Fall and winter festivals meld easily in Indiana County, Pa., where traditional Amish celebrations complement a festival honoring favorite son Jimmy Stewart and It’s Wonderful Life, a huge holiday light display, and seasonal fun on the area’s numerous Christmas tree farms.
October fun includes Yarnick’s Farm Haunted Fun and Pumpkins, where you can visit the haunted hollow, maze, and haunted house — or sit by the bonfire and sip hot chocolate while others do the scary thing — before picking out a pumpkin to take home.
Scary Harry’s Haunted Trail is a local tradition on weekends, Oct. 4-Nov 1. You’re driven in a truck-drawn hearse to the top of the property where the trail starts, then weave your way through the woods trying your best to avoid Scary Harry and his bandits.
The It’s a Wonderful Life Festival and Parade on Nov. 21 opens the holiday season with a salute to movie star Jimmy Stewart, who hailed from the Indiana. A visit to the Jimmy Stewart Museum seems especially appropriate as the holidays draw near.
Thanksgiving is also the traditional opening of the Festival of Lights at Blue Spruce Park, where you can view 80 different light displays on a 2-mile drive around the lake. The display is open weekends until Dec. 13, when it begins daily operation through Jan. 1.

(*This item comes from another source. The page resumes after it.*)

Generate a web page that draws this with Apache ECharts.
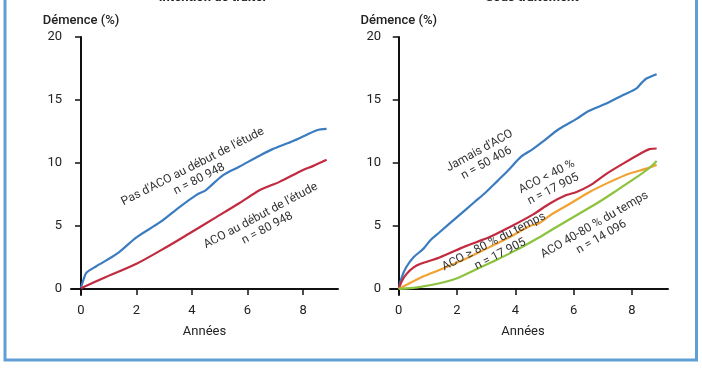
<!DOCTYPE html>
<html><head><meta charset="utf-8">
<script src="https://cdn.jsdelivr.net/npm/echarts@6/dist/echarts.min.js"></script>
<style>html,body{margin:0;padding:0;background:#fff}#c{width:702px;height:370px}</style>
</head><body><div id="c"></div>
<script>
// ---- data ----
const panelTitles = ["Intention de traiter", "Sous traitement"];
const yAxisName = "Démence (%)";
const xAxisName = "Années";
const xTicks = [0, 2, 4, 6, 8];
const yTicks = [0, 5, 10, 15, 20];

const leftNoACO = [[0,0.1],[0.1,0.8],[0.2,1.3],[0.55,1.8],[1.3,2.8],[2.0,4.1],[2.85,5.3],[3.55,6.5],[4.15,7.45],[4.5,7.85],[5.1,9.0],[5.7,9.7],[6.45,10.6],[6.9,11.1],[7.6,11.7],[8.1,12.2],[8.5,12.6],[8.85,12.7]];
const leftACO = [[0,0.05],[0.9,0.95],[2.0,2.0],[3.1,3.35],[3.9,4.4],[4.8,5.6],[5.7,6.8],[6.45,7.85],[7.15,8.5],[8.0,9.45],[8.35,9.75],[8.85,10.25]];

const rightJamais = [[0,0],[0.1,0.9],[0.25,1.7],[0.5,2.5],[0.85,3.2],[1.1,3.9],[1.4,4.5],[2.0,5.7],[2.6,6.9],[3.0,7.7],[3.4,8.6],[3.75,9.4],[4.2,10.5],[4.6,11.1],[5.0,11.8],[5.5,12.7],[6.1,13.5],[6.5,14.1],[7.1,14.7],[7.7,15.4],[8.15,15.9],[8.35,16.4],[8.5,16.7],[8.85,17.05]];
const rightLt40 = [[0,0],[0.1,0.6],[0.27,1.2],[0.5,1.7],[0.75,2.0],[1.4,2.5],[2.3,3.4],[3.1,4.1],[3.8,4.9],[4.6,5.9],[5.2,6.8],[5.75,7.45],[6.1,7.7],[6.55,8.2],[7.1,9.1],[7.7,9.95],[8.3,10.75],[8.6,11.1],[8.85,11.15]];
const rightGe80 = [[0,0],[0.8,0.95],[1.5,1.6],[2.3,2.4],[3.1,3.3],[3.8,4.1],[4.5,5.0],[4.8,5.2],[5.2,5.85],[5.9,6.8],[6.55,7.7],[7.25,8.5],[7.9,9.15],[8.5,9.55],[8.85,9.85]];
const right40to80 = [[0,0],[0.7,0.15],[1.4,0.45],[2.0,0.85],[2.7,1.6],[3.35,2.3],[4.05,3.1],[4.75,4.0],[5.4,4.9],[6.1,5.85],[6.8,6.8],[7.5,7.85],[8.15,8.85],[8.6,9.6],[8.85,10.15]];

const labelTexts = {
  leftNoACO: "Pas d'ACO au début de l'étude\nn = 80 948",
  leftACO: "ACO au début de l'étude\nn = 80 948",
  rightJamais: "Jamais d'ACO\nn = 50 406",
  rightLt40: "ACO < 40 %\nn = 17 905",
  rightGe80: "ACO ≥ 80 % du temps\nn = 17 905",
  right40to80: "ACO 40-80 % du temps\nn = 14 096"
};

// ---- styles ----
const FONT = "Roboto, 'Noto Sans', sans-serif";
const BLUE = "#3b7cc0", RED = "#c22a40", ORANGE = "#f1a232", GREEN = "#8cc33e";
const chart = echarts.init(document.getElementById('c'));

function xAx(idx, min, max, namePad) {
  return {
    type: 'value', gridIndex: idx, min: min, max: max,
    name: xAxisName, nameLocation: 'middle', nameGap: 30,
    nameTextStyle: {fontFamily: FONT, fontSize: 13, color: '#222', padding: namePad},
    axisLine: {show: true, lineStyle: {color: '#111', width: 2}},
    axisTick: {show: true, customValues: xTicks, length: 6, lineStyle: {color: '#111', width: 1.5}},
    axisLabel: {customValues: xTicks, margin: 9, fontFamily: FONT, fontSize: 13, color: '#222'},
    splitLine: {show: false}
  };
}
function yAx(idx) {
  return {
    type: 'value', gridIndex: idx, min: -0.48, max: 20,
    name: yAxisName, nameLocation: 'end', nameGap: 10,
    nameTextStyle: {fontFamily: FONT, fontSize: 13, color: '#222', align: 'center', fontWeight: 500},
    axisLine: {show: true, lineStyle: {color: '#111', width: 2}},
    axisTick: {show: true, customValues: yTicks, length: 6, lineStyle: {color: '#111', width: 1.5}},
    axisLabel: {customValues: yTicks, margin: 9, fontFamily: FONT, fontSize: 13, color: '#222'},
    splitLine: {show: false}
  };
}
function line(name, data, color, xi) {
  return {type: 'line', name: name, data: data, xAxisIndex: xi, yAxisIndex: xi,
    showSymbol: false, smooth: 0.3, lineStyle: {color: color, width: 2.2}, itemStyle: {color: color}, z: 3};
}
function annot(text, x, y, deg) {
  return {type: 'text', x: x, y: y, rotation: deg * Math.PI / 180, z: 10,
    style: {text: text, fill: '#333', font: '12px ' + FONT, align: 'center', verticalAlign: 'middle', lineHeight: 14}};
}

chart.setOption({
  animation: false,
  grid: [
    {left: 71, top: 37, width: 267, height: 258},
    {left: 390, top: 37, width: 278, height: 258}
  ],
  xAxis: [xAx(0, -0.36, 9.26, [0,0,0,0]), xAx(1, -0.30, 9.24, [0,12,0,0])],
  yAxis: [yAx(0), yAx(1)],
  series: [
    line('leftNoACO', leftNoACO, BLUE, 0),
    line('leftACO', leftACO, RED, 0),
    line('rightJamais', rightJamais, BLUE, 1),
    line('rightLt40', rightLt40, RED, 1),
    line('rightGe80', rightGe80, ORANGE, 1),
    line('right40to80', right40to80, GREEN, 1)
  ],
  graphic: [
    {type: 'rect', shape: {x: 5, y: -10, width: 691.5, height: 370}, style: {fill: 'none', stroke: '#5f9fd6', lineWidth: 3}, z: 1},
    {type: 'text', x: 213, y: 4, style: {text: panelTitles[0], fill: '#222', font: 'bold 13px ' + FONT, align: 'center', verticalAlign: 'bottom'}},
    {type: 'text', x: 532, y: 4, style: {text: panelTitles[1], fill: '#222', font: 'bold 13px ' + FONT, align: 'center', verticalAlign: 'bottom'}},
    annot(labelTexts.leftNoACO, 196, 173, 27),
    annot(labelTexts.leftACO, 264, 222, 28),
    annot(labelTexts.rightJamais, 483, 157, 29),
    annot(labelTexts.rightLt40, 550, 183, 27),
    annot(labelTexts.rightGe80, 497, 248, 27),
    annot(labelTexts.right40to80, 598, 231, 30)
  ]
});
</script></body></html>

Indiana County proclaims itself to be the “Christmas Tree Capital of the World” and there are ample opportunities to cut your own or just visit the farms and enjoy seasonal activities.
Then there’s the wine
Indiana County’s wineries provide different experiences. Country Winery and Vineyard in Blairsville is in its second year. Owner George Bogdanski offers nine selections in a venue with a Southwestern theme.
Two other wineries are also located in Blairsville: Raspberry Acres and Walnut Hill. At Raspberry Acres, visitors can sip their favorite wine on the patio overlooking a small lake. Bands often perform at Walnut Hill Winery on weekends and the seven wines offered tend to the sweet side.
Windgate Vineyards and Winery is in the Amish community of Smicksburg. It is the oldest and largest estate winery in southwestern Pennsylvania, and produces more than 9,000 gallons of wine per year, largely French varietals of 10 red and nine white offerings. The owners also produce several fruit and “party” wines.
Groundhog Wine Trail
The Indiana County wineries are part of the Pennsylvania Groundhog Wine Trail, which draws its name from Punxsutawney Phil, the famous prognosticator that draws a crowd to the region every year to learn if there will be six more weeks of winter.
The trail is the state’s longest, stretching from Altoona, through the Pennsylvania Wilds region, toward Erie and the New York border. Indiana is at the hub of the trail. The wineries are great to visit during any season of the year, although fall is an ideal time, especially if you’re a leaf peeper.
The Groundhog Wine Trail will take you on a scenic route among Pennsylvania’s rolling hills, sun-dappled woods, and bucolic farmlands, which are the perfect backdrop for a lazy day of sumptuous sipping.
A day after Punxsutawney Phil rears his head and delivers his annual forecast, many will toast to this furry little critter at the eighth annual Groundhog Wine Trail Festival. Held at Clearfield County Fairgrounds on Feb. 3, the event will feature more than 40 vendors, and Phil himself usually makes an appearance. Amateur vintners can even compete in a competition judged by the American Wine Society.